In Musk’s biography, for example, Ashlee Vance recounts a letter that Musk personally sent out to every single employee at SpaceX.
It was a warning about the increasing use of acronyms that he had observed. Musk felt that this was getting out of hand and that it could potentially lead to inefficiencies in their communication structures if they kept creating new words and new meanings in their interactions.
Keeping in mind that this is someone who’s running two of the most innovative companies in the world, works 80–100 hours per week, and has his hands in other revolutionary projects, it’s pretty insane to think that he took an hour or two out of his day to address something so seemingly minor.
That is, in fact, the secret. Musk like many others who make big progress can see the second and third-order effects of seemingly small things. While using acronyms is harmless enough, the eventual effect of confusion that it causes in the communication structures of a company can be detrimental.
Still, that’s only part of the answer.
The Discipline of a Vision
When you think of a company like Apple or Tesla, you feel something.
Microsoft has lost a little of that touch, but back in the early days, they, too, had an association with innovation and change and progress. Gates looked 20 years ahead and then focused his way forward.
If you compare that to the average brand that you interact with, it’s a notable difference. And the difference isn’t just a nice slogan or great marketing, but it’s a vision that aligns with whatever the company’s behavior is.
When Steve Jobs would do his product launches, there was a sense that he wasn’t talking to the crowd at all. Whether or not you believe that Apple did think differently or if they were changing the world or not, you knew just by looking at him that at least he did.
He knew where he was going, and he was going to take Apple with him.

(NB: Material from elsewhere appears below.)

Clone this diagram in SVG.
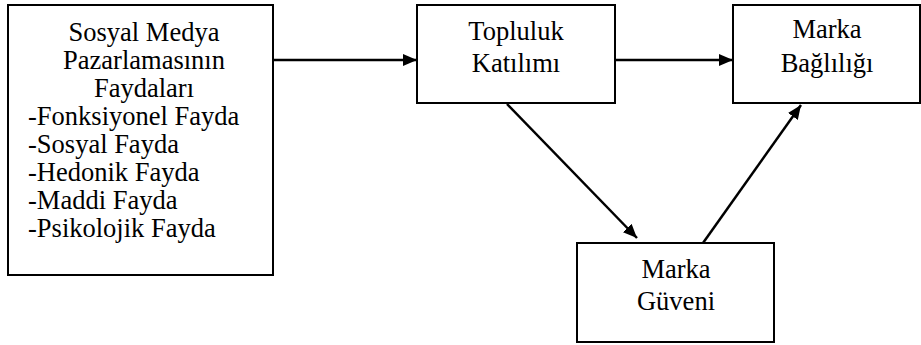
<svg xmlns="http://www.w3.org/2000/svg" width="921" height="345" viewBox="0 0 921 345">
<style>
.box{fill:#fff;stroke:#000;stroke-width:2}
.ln{stroke:#000;stroke-width:2.5;fill:none}
</style>
<defs>
<marker id="ah" viewBox="0 0 14 12" refX="14" refY="6" markerWidth="14" markerHeight="12" markerUnits="userSpaceOnUse" orient="auto">
<path d="M0,0 L14,6 L0,12 Z" fill="#000"/>
</marker>
</defs>
<g id="connectors">
<line class="ln" x1="273" y1="60" x2="417" y2="60" marker-end="url(#ah)"/>
<line class="ln" x1="615" y1="60" x2="733" y2="60" marker-end="url(#ah)"/>
<line class="ln" x1="507" y1="104" x2="637" y2="238" marker-end="url(#ah)"/>
<line class="ln" x1="703" y1="243" x2="801" y2="105" marker-end="url(#ah)"/>
</g>
<g id="node-sosyal" font-family="Liberation Serif, serif" font-size="26.5" fill="#000">
<rect class="box" x="8" y="5" width="265" height="270"/>
<text text-anchor="middle" x="144" y="41">Sosyal Medya</text>
<text text-anchor="middle" x="144" y="69">Pazarlamasının</text>
<text text-anchor="middle" x="144" y="97">Faydaları</text>
<text x="28" y="125">-Fonksiyonel Fayda</text>
<text x="28" y="153">-Sosyal Fayda</text>
<text x="28" y="181">-Hedonik Fayda</text>
<text x="28" y="209">-Maddi Fayda</text>
<text x="28" y="237">-Psikolojik Fayda</text>
</g>
<g id="node-topluluk" font-family="Liberation Serif, serif" font-size="26.5" fill="#000" text-anchor="middle">
<rect class="box" x="417" y="5" width="198" height="98"/>
<text x="516" y="40">Topluluk</text>
<text x="516" y="72">Katılımı</text>
</g>
<g id="node-baglilik" font-family="Liberation Serif, serif" font-size="26.5" fill="#000" text-anchor="middle">
<rect class="box" x="733" y="5" width="187" height="98"/>
<text x="827" y="38">Marka</text>
<text x="827" y="72">Bağlılığı</text>
</g>
<g id="node-guven" font-family="Liberation Serif, serif" font-size="26.5" fill="#000" text-anchor="middle">
<rect class="box" x="577" y="243" width="197" height="99"/>
<text x="676" y="278">Marka</text>
<text x="676" y="310">Güveni</text>
</g>
</svg>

Today, if you look at many of Musk’s interviews or product launches, you see something similar. He’s not quite the public speaker that Jobs was, nor does he have that charm, but it’s similarly evident that when he talks about taking humanity to Mars that this is all a part of something far bigger.
The secret weapon here is strategic imagination, and it’s the second part of what makes people who really make a dent in the world who they are.
The Power of the Shaper Effect
Ray Dalio is the founder of Bridgewater Associates, the largest hedge fund in the world, and he’s in the process of finding a replacement for himself.
In his book Principles, he shares that he has spent the last few years analyzing what makes some people more effective than others at getting large-scale results while leading big companies.
Most people that take over after revolutionary founders like Jobs or Gates generally don’t do as well, and in order to avoid a similar fate for his own company, he wanted to better understand what differentiates these people.
Over the years, with the help of leading researchers, Dalio has developed testing tools to improve his understanding of who he hires and what their strengths and weaknesses are.
A couple of years ago, he called up both Gates and Musk, among other people who have achieved unique success, to take part in a few of these tests.
Like himself, he found that most of these people can be characterized as shapers, and the identifier of a shaper is that they are both tactically and strategically astute in their decisions.
In other words, while most people have a strength in one or the other, shapers are just as effective when it comes to the lower-level implementation stuff that has to do with seemingly trivial details as they are with outlining a realistic, but powerful, higher-level vision to guide them throughout the process.
Effective achievement is best harnessed by finding harmony in opposites.
What Does This Mean?
What this doesn’t mean is that you can only succeed if you’re a shaper.
Depending on what you do and how your daily responsibilities play out, the chances are that you have a natural and refined strength in one over the other.
If you’re working for a non-profit directly serving the people you’re helping, you’re likely more tactically astute and are more heavily focused on getting the smaller day to day things right.
On the other hand, if you’re a higher-level executive at a bank, you’re hired primarily to guide the strategy and the vision over the course of years and decades in order to ensure that you’re moving in the right direction.
That said, in both of those hypothetical positions, it’s still worth picking up exposure to the other side. As in the case of Musk, Jobs, and Gates, the effect of being a shaper isn’t just additive. It grows by an order of magnitude.
When you combine both of these with each other, you see things that few others do. When you can pull from opposite ends, you’re able to get subtle things that are otherwise invisible right from the start.
Being a shaper gives you a wider lens through which to see the world.
The result? You accomplish things most people don’t even dream about.